**PROBLEM TO SOLVE:**
Using the listing below, copy every line that mentions "script".

**MATERIAL SUPPLIED:**
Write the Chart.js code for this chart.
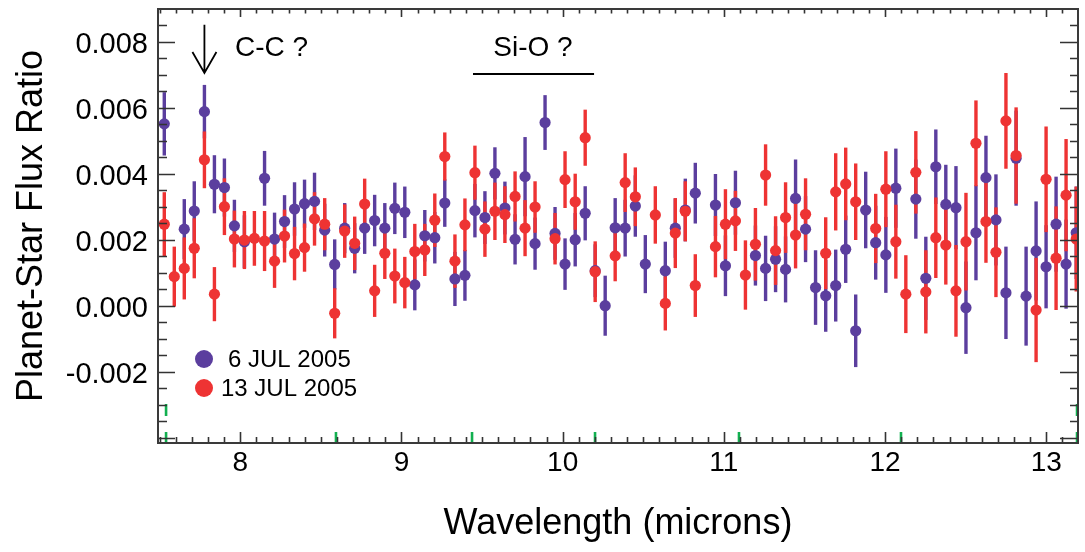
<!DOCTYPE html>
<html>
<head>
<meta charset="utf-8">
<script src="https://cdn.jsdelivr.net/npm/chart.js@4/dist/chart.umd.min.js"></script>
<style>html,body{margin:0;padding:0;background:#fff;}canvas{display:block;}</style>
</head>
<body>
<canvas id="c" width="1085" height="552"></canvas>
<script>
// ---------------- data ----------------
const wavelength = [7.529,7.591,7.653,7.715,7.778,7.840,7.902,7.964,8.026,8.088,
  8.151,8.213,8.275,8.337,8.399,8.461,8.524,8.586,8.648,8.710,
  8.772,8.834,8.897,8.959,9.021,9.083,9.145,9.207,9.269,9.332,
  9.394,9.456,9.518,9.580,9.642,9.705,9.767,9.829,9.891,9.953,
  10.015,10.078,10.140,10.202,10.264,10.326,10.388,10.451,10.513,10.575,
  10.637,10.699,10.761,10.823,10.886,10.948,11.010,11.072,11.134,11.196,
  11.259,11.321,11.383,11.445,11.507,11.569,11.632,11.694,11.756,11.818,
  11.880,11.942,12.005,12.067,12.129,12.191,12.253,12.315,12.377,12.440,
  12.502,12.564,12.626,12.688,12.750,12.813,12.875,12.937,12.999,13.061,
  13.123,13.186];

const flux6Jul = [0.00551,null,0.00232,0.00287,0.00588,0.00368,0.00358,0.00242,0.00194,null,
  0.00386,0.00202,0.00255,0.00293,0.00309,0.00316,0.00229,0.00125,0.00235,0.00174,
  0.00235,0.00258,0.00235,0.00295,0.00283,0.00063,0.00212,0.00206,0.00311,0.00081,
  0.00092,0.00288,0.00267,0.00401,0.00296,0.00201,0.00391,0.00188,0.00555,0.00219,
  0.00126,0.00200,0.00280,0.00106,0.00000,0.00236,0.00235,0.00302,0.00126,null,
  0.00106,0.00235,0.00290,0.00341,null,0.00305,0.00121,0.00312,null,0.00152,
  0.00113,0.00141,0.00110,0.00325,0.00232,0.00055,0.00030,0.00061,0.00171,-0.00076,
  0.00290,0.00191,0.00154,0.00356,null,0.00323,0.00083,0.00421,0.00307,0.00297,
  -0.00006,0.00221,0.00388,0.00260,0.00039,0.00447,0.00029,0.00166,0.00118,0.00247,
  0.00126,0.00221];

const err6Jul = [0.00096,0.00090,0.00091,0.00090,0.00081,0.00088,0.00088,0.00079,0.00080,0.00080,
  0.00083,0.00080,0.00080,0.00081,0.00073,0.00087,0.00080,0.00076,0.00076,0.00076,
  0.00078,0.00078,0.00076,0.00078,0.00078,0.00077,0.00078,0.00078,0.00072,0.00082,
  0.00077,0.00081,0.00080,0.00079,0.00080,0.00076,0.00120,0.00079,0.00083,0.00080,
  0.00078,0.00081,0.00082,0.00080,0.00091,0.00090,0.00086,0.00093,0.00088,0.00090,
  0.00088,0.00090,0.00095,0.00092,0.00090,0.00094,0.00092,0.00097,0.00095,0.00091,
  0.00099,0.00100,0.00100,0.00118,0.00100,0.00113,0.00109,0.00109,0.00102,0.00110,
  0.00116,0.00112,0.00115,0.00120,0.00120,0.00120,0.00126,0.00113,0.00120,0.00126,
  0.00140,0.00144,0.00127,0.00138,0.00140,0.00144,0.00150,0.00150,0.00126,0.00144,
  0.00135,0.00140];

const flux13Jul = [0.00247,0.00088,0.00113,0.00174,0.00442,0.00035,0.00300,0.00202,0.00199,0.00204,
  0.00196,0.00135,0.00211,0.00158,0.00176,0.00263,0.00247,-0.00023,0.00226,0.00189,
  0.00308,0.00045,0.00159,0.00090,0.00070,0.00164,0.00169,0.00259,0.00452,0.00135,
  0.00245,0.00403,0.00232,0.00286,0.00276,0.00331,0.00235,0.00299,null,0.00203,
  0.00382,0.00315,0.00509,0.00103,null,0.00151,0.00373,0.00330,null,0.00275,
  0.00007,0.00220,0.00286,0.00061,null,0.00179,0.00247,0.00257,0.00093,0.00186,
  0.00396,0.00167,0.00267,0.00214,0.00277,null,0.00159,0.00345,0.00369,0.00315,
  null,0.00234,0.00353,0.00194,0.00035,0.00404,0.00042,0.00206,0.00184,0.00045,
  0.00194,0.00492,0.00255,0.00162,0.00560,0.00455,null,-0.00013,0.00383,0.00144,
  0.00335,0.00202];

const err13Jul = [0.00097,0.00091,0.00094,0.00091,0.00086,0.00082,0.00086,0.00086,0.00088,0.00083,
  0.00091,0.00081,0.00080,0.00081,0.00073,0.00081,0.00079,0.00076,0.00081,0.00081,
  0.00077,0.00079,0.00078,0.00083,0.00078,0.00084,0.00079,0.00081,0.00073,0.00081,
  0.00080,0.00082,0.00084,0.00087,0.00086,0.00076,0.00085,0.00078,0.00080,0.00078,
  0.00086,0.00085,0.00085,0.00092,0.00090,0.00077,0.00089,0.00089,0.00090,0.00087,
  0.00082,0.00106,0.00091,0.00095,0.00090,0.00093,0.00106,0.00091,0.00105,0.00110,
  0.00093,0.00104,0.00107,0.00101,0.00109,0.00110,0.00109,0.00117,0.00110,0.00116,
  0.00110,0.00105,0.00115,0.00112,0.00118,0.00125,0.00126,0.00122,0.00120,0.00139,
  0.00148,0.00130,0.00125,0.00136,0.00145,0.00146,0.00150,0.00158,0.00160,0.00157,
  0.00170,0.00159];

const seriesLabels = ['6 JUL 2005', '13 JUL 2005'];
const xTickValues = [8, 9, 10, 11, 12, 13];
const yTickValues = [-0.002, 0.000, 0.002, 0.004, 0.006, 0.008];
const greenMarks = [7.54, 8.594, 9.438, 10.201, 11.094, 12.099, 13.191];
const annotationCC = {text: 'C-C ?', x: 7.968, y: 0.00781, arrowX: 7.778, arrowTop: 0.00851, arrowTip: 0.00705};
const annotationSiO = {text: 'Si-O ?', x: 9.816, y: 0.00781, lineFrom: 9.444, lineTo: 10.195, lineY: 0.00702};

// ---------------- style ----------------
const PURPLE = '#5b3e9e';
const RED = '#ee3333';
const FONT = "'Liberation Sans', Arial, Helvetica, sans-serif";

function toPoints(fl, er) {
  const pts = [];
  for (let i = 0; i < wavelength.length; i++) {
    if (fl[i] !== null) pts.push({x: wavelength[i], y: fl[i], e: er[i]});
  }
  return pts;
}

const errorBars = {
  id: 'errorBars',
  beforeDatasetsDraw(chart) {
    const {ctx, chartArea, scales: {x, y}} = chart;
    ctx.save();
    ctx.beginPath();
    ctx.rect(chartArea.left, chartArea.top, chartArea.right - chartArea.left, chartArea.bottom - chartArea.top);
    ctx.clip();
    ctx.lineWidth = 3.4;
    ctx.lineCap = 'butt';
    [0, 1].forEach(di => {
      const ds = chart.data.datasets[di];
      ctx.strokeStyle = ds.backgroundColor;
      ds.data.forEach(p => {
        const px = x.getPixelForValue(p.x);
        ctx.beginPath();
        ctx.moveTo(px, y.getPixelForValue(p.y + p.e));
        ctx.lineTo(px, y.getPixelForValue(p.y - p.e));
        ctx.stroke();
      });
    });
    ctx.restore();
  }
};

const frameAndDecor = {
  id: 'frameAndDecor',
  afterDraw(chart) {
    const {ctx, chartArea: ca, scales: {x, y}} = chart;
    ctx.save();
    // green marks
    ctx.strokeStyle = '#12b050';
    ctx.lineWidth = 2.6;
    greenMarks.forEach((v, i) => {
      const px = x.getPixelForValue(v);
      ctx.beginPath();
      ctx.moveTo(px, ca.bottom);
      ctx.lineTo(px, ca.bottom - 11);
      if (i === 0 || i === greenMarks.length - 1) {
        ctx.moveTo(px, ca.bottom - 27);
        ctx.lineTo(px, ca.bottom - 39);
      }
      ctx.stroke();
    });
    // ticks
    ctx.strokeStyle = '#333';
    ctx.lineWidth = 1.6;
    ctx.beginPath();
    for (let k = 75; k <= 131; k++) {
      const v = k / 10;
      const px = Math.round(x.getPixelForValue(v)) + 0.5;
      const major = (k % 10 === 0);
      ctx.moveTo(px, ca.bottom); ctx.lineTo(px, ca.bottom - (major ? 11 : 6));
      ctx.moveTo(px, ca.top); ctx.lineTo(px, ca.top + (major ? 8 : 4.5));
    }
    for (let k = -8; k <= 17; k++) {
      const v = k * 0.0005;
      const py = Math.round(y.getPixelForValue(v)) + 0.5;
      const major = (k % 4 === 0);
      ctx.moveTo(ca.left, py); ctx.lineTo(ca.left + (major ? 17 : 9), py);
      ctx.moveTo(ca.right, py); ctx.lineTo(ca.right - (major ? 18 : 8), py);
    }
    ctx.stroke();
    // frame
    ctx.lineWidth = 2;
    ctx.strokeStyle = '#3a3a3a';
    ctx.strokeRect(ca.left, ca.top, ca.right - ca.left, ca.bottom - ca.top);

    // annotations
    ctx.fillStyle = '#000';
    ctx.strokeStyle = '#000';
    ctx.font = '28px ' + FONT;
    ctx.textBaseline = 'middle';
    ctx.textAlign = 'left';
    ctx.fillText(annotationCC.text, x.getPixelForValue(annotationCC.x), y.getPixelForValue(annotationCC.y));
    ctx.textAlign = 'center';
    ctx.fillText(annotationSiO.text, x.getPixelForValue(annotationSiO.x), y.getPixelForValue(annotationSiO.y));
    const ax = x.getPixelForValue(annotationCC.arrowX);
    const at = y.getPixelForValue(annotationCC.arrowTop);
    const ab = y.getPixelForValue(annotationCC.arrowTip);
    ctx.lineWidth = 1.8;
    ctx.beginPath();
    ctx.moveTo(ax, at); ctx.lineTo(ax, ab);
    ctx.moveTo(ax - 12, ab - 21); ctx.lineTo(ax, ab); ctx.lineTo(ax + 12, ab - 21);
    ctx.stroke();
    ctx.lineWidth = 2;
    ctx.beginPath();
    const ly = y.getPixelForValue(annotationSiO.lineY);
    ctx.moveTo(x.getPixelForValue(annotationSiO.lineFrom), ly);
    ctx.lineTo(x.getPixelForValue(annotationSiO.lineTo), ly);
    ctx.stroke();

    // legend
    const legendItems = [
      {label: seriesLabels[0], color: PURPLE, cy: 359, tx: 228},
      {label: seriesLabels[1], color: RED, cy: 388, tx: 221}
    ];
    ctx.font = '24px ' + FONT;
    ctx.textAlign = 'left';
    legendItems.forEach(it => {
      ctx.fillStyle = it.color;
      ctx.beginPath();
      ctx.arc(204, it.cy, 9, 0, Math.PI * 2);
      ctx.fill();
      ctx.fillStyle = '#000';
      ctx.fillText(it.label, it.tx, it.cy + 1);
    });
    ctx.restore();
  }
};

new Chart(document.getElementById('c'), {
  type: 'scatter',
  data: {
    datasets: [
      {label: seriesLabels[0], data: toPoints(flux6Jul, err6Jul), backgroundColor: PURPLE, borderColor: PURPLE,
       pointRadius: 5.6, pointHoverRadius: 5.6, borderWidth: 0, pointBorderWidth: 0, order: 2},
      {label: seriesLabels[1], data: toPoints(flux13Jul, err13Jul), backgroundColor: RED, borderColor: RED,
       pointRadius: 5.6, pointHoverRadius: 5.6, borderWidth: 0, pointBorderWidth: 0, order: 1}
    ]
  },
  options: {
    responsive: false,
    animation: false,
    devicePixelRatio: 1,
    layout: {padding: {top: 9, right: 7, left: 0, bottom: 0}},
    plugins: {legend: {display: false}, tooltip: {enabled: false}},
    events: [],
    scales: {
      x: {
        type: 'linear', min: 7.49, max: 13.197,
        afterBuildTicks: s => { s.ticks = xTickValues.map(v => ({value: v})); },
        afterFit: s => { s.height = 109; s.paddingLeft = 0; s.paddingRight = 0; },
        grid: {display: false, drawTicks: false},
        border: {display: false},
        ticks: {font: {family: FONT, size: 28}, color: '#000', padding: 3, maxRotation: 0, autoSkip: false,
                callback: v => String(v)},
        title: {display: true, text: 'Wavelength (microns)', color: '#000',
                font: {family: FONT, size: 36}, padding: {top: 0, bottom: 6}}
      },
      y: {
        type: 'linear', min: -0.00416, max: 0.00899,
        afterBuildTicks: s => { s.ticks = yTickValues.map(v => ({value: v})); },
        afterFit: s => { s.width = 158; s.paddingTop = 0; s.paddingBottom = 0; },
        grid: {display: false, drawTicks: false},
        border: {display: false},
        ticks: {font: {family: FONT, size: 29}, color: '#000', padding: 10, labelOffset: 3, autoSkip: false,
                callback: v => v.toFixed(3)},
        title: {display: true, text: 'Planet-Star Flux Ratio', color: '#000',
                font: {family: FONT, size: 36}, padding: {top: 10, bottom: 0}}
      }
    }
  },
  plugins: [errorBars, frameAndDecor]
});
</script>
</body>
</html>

...

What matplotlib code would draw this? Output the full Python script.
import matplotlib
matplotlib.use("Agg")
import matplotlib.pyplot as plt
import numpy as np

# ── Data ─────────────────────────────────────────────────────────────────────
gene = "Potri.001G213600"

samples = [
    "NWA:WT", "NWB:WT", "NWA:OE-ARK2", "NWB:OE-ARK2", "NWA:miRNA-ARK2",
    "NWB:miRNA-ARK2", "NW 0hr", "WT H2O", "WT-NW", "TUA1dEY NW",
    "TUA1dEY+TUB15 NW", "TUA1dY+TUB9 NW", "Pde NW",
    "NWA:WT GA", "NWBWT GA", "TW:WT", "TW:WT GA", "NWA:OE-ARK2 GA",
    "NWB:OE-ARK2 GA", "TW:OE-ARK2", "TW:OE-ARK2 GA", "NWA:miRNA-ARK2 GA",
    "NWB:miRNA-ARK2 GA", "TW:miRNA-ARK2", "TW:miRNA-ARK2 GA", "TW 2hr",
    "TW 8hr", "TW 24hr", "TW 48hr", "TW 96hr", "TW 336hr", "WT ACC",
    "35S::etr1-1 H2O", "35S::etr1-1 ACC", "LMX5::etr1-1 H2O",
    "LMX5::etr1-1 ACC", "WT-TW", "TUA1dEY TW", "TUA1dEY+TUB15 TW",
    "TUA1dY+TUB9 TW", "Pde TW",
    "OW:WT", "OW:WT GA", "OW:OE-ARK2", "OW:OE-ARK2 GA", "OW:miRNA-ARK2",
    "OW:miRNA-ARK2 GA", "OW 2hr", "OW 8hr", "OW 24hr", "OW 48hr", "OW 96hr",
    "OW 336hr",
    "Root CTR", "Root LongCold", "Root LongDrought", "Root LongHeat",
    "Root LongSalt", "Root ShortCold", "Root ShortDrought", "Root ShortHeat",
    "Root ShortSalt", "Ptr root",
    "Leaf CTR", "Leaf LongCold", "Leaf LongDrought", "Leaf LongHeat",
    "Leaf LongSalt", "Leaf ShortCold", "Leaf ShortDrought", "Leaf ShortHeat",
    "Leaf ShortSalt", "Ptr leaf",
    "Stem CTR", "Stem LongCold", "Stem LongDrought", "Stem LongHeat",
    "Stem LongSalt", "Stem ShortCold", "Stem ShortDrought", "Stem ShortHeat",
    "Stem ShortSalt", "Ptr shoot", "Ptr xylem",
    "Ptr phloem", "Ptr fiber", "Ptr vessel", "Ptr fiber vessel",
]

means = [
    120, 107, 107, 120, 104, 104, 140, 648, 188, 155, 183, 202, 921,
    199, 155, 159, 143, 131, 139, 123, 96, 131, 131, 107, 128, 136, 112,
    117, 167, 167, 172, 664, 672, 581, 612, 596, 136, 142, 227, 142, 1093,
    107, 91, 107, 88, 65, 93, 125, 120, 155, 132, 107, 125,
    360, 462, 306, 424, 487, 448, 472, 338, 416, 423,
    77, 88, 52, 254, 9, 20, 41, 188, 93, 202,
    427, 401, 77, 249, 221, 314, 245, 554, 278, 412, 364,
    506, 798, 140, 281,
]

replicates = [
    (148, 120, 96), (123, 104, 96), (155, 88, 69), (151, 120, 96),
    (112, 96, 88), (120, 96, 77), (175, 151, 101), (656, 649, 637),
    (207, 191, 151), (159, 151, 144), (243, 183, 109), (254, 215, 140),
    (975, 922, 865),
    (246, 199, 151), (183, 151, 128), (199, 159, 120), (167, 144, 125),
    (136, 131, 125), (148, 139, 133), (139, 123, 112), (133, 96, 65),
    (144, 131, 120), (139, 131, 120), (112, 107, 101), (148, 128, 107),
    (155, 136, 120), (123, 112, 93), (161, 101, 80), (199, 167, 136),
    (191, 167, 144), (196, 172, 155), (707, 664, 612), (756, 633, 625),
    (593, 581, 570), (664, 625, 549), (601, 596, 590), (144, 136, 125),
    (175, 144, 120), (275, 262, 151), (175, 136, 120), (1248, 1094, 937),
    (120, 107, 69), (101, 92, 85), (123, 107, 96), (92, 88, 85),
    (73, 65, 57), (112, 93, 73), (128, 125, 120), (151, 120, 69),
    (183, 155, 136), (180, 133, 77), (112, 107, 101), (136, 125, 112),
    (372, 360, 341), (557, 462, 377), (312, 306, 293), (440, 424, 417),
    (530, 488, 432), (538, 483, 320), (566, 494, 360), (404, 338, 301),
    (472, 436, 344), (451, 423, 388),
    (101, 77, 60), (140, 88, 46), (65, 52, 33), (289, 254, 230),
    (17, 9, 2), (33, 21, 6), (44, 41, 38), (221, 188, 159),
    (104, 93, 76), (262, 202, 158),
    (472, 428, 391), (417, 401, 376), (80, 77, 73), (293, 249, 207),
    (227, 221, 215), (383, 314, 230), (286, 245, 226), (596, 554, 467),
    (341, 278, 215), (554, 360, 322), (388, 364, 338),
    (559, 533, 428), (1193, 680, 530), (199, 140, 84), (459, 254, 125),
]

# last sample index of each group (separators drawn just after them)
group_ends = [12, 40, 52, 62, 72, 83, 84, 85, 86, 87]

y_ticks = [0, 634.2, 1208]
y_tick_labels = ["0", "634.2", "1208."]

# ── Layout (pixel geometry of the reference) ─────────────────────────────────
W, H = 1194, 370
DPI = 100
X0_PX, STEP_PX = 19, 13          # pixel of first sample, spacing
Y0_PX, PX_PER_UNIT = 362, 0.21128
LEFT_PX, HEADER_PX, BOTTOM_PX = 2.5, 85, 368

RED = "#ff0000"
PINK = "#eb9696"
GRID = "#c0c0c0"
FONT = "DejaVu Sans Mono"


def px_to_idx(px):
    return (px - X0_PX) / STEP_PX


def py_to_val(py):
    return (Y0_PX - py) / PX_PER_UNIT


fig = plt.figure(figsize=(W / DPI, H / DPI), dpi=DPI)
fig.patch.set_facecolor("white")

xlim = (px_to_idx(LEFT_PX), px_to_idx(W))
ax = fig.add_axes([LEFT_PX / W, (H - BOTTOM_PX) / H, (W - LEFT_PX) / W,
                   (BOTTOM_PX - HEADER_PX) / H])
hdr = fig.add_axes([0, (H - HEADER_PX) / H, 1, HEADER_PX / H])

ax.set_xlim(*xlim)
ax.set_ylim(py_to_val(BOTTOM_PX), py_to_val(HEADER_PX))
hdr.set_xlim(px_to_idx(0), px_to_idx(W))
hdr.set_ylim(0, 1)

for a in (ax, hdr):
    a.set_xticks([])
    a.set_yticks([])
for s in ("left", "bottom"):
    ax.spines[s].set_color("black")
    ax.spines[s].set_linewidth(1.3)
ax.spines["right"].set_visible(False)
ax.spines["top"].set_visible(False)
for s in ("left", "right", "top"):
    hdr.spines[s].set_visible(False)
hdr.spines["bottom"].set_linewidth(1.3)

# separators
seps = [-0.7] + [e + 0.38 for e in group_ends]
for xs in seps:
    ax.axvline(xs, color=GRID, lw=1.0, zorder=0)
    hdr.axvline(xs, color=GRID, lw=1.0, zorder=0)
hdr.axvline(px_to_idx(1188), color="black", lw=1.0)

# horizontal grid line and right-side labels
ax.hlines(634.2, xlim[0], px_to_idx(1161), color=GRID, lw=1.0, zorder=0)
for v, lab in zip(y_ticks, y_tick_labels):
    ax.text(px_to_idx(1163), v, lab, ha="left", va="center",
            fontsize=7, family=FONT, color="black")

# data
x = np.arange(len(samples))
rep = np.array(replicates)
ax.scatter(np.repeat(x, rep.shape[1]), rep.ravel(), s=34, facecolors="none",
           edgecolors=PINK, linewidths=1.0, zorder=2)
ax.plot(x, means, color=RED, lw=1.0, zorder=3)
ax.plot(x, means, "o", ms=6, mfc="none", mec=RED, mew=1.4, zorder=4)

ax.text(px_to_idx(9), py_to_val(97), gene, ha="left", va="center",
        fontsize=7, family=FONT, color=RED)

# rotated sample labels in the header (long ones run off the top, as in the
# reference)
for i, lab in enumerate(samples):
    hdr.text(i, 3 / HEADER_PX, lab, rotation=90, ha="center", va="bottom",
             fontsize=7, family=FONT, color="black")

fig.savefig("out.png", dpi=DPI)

**FINAL ANSWER:**
<script src="https://cdn.jsdelivr.net/npm/chart.js@4/dist/chart.umd.min.js"></script>
<script>
</script>
What matplotlib code would draw this? Output the full Python script.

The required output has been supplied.